Surviving your first Swedish party: what NOT to do

Summer is upon us. And that means it’s party time for Swedes. For any newcomers lucky enough to receive an invite to a Skellefteå local’s party or gathering, here’s Paul Connolly’s guide to what NOT to do.

Pernilla Wahlgren, host of Allsång på Skansen.

Pernilla Wahlgren, host of Allsång på Skansen.

Foto: Stefan Jerrevång/TT

Engelska2024-06-10 09:00
Det här är en krönika. Åsikterna i texten är skribentens egna.

Don’t be late

Don’t show up 20 minutes late, and joke, “Better late than never.” That is a phrase you will never hear from a Swede. If you type “fashionably late” into Google Translate on a Swedish phone, the phone will self-destruct. For Swedes, people who are late are just plain rude. It is their time you are wasting with your sloppy timekeeping.

Don’t turn down a small taste of surströmming

Many Swedes claim to love surströmming. But then they also claim to love kebab pizza and even palt, the world’s tastiest insulation material. The good news is that only the tiniest flake of surströmming is ever placed on some crispbread before being smothered by gallons of potato and 12 onions. You’re unlikely to even taste it (but do turn down any invitation to open the surströmming can; nothing good has ever come from opening a surströmming can.)

Don’t compare Norway and Sweden by saying, “They’re not THAT different are they?"

It may seem that Norwegians and Swedes are very similar. Hell, even their languages are almost identical, and they both like flying their national flags. But, as your Swedish friends will tell you, in reality they’re as different as a giraffe and a goldfish. There are vast, galaxy-sized distances between their cultures. For instance, …er, I'll get back to you on that one.

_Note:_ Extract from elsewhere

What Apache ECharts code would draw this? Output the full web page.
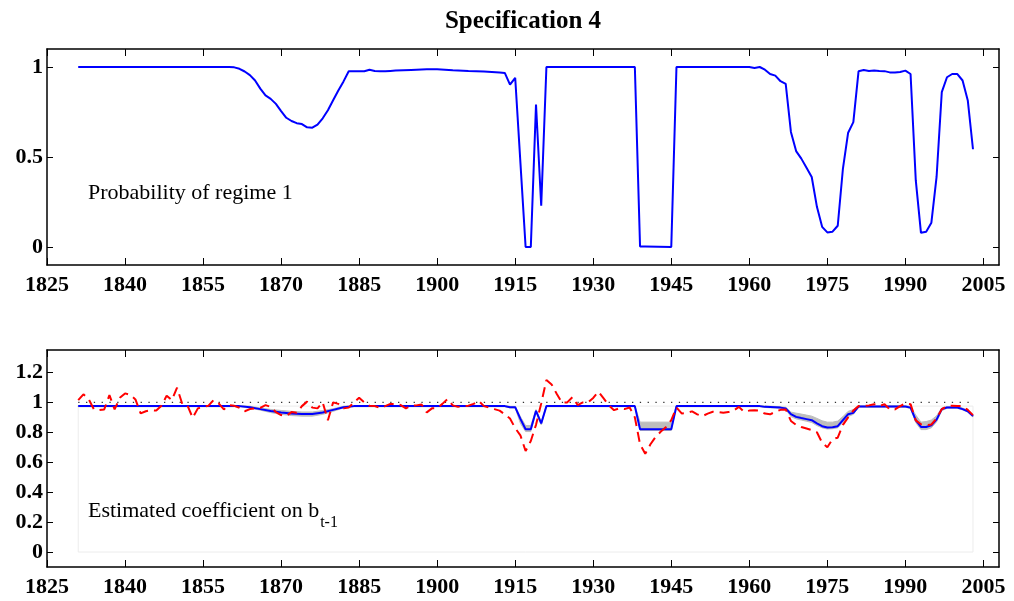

Never tell your host that Allsång på Skansen is embarrassingly awful

Imagine karaoke night, but outdoors and in 1935. That's basically the humble beginnings of Singalong at Skansen. These days, up to 25,000 people are turned into karaoke zombies, singing along to ancient Swedish pop stars. What's worse is that this is actually broadcast to the nation on SVT. And millions of Swedes watch it! Including, probably, your host. So if you ever detect the phrase
“a celebration of cultural mediocrity,” bubbling up into your mouth, make a quick dash to the toilet until the urge subsides.

Don't say you hate coffee

Swedes really love coffee. I mean, really love it. It’s a central pillar of their social culture. If, like me, you hate coffee, devise an outlandish excuse when offered a cup, such as, "My brain explodes if it detects any caffeine." No Swede will risk the stains to their furniture. 

Never criticize IKEA

Talking of furniture, don’t criticize IKEA. It’s a bit like burning the Stars and Stripes in America. Swedes' pride in the domestic goods retailer is unbreakable. Even if the furniture isn't.